309 Tote, Zehntausende obdachlos
Die Ermittlungen der Staatsanwaltschaft von L’Aquila gegen die Experten wurden nach einer Anzeige von 30 Bürgern eingeleitet. Bei dem Beben am 6. April 2009 wurde das mittelalterliche Zentrum von L’Aquila in ein Trümmerfeld verwandelt. 309 Menschen waren bei dem Erdbeben in der mittelitalienischen Region rund um L’Aquila am 6. April 2009 ums Leben gekommen, 1.600 Menschen wurden verletzt. Zehntausende konnten nicht mehr in ihre zerstörten Häuser zurück.
Eine Klägeranwältin sagte bei ihrer Ankunft Montagvormittag im Gericht, sie erwarte ein „historisches Urteil“. „Ich hoffe, dass sie schuldig gesprochen werden. Sie hatten einen Teil der Verantwortung“, sagte Wania della Vigna, die elf Kläger vertrat. Eine Verurteilung werde dazu führen, dass Wissenschaftler in Zukunft „mehr auf die Konsequenzen achten, wenn sie Ratschläge erteilen“, so die Anwältin weiter. Auch etwa ein Dutzend Überlebende waren in dem kleinen überfüllten Gerichtssaal anwesend.
Treffen sechs Tage vor Beben
Die Angeklagten waren Mitglieder der Kommission für „Große Risiken“, die sich sechs Tage vor dem Erdbeben getroffen hatte. Die Wissenschaftler waren vor dem Beben zu dem Schluss gekommen, dass eine Reihe von vorangegangenen Erdstößen in der Region auf kein erhöhtes Erdbebenrisiko hinweise. Ihre Empfehlungen dienten den Behörden als Entscheidungshilfe. Anschließend erklärte der damalige Vizedirektor des Zivilschutzes, Bernardo De Bernardinis, unter Berufung auf die Wissenschaftler, die seismischen Aktivitäten in L’Aquila stellten „keine Gefahr“ dar.

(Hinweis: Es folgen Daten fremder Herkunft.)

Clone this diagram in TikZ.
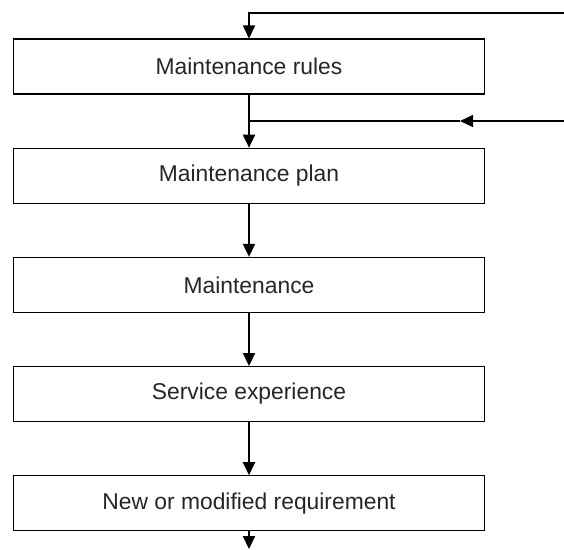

Empörung in Wissenschaftswelt
Erdbebenforscher und die Verteidigung wiesen in der Diskussion über das Verfahren darauf hin, dass es bisher nicht möglich sei, größere Erdbeben wissenschaftlich vorherzusagen. In der internationalen Wissenschaftswelt waren die Vorwürfe auf Empörung gestoßen. Experten warnten, die Angeklagten würden zu Sündenböcken gemacht. Eine Verurteilung werde dazu führen, dass Wissenschaftler aus Angst vor Prozessen in Zukunft keine Expertise mehr abgeben würden.
Mehr als 5.000 Wissenschaftler hatten zum Prozessauftakt in einem offenen Brief an Italiens Staatspräsident Giorgio Napolitano beklagt, dass den Angeklagten ein Strafprozess gemacht werde, obwohl die Vorhersage von Erdbeben bisher technisch unmöglich sei.
Doch Vorhersage möglich?
Der Erdbebenexperte Giampaolo Giuliani, Forscher des nationalen Physikinstituts Gran Sasso in der Region Abruzzen, hatte indes ein Gerät entwickelt, mit dem er Eigenangaben zufolge schwere Erdbeben vorhersehen konnte. Seine wiederholten Warnungen hatten für große Aufregung in der Bevölkerung gesorgt. Er war jedoch von der Staatsanwaltschaft der Stadt Sulmona wegen unbegründeten Alarmierens angezeigt worden. Das italienische Geophysikinstitut hatte seine Prognosen als vollkommen unrealistisch bewertet.